Hydrogen continued building in the days that followed, fueling a
massive explosion.
During the two-day trials at a south Florida professional race car
track, the platoon of robots faced obstacles designed to mimic the
challenges following a disaster. Robots had to cut through a
reinforced concrete wall, navigate debris-strewn terrain and locate
and turn off leaking valves. Officials from DARPA also disrupted the
link between robots and their operators, further simulating a
disaster.
The eight teams with the highest scores will be awarded $1 million
in funding to prepare for the final round in late 2014, where a
winner will take $2 million.
While Carnegie-Mellon's CHIMP eventually opened the door, leading
the field on Saturday was a two-legged robot from Japan's team
SCHAFT, which finished first in the test, according to the DARPA
Challenge website.
The Florida Institute for Human and Machine Cognition, based in
Pensacola, Florida, took second place. Third went to Carnegie Mellon
and CHIMP.
Successes in the challenges are about as common as failures.
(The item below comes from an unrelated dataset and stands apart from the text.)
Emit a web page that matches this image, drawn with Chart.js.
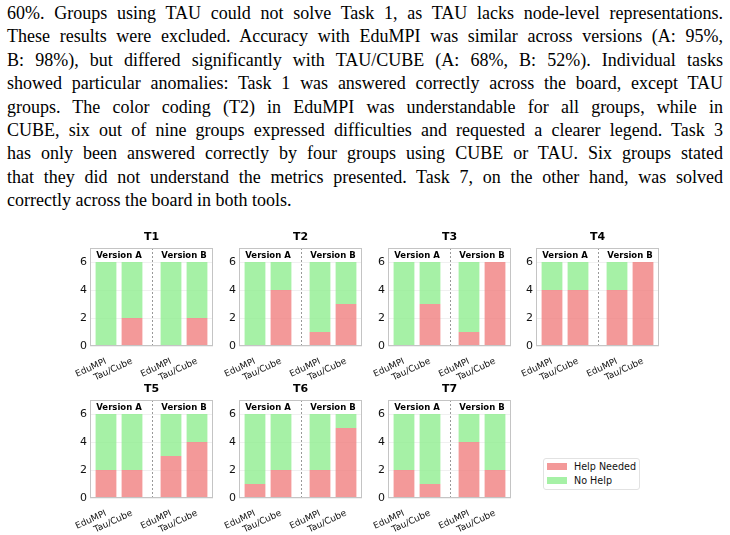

Many
robots tumbled off an industrial ladder designed to test sight and
balance.
"Murphy's law is very big in robotics," said Daniel Lee, a robotics
professor at the University of Pennsylvania and program director for
Team THOR, an agile, human-form robot, whose acronym stands for
Tactical Hazardous Operations Robot. "It's very difficult to account
for all of the uncertainties that you're going to face," he said.
A handful of teams, including ones from the Massachusetts Institute
of Technology and Lockheed Martin, used a six-foot-two-inch,
330-pound humanoid robot named Atlas that DARPA contracted from
Boston Dynamics, a company that was spun out of MIT in 1992 and
recently acquired by Google.
A team from NASA's Johnson Space Center competed with a robot called
Valkyrie covered in white plastic and vinyl, looking like a human
wearing a robot suit.
Some robots looked highly mechanized, while others had four legs and
resembled a dog.
"The goal is to make it comfortable for people to work with and to
touch," said Christopher McQuin, NASA's chief engineer for hardware
development.
After the final round next year Pratt said there are plans for
another robotics challenge, possibly to be hosted in Japan.
For the next advance in robotics, he said, "the amount of
intelligence inside the robots needs to be able to handle small
tasks."
"We don't want to burden human operators with saying put your foot
here, put your other foot here, put your hand there," he added.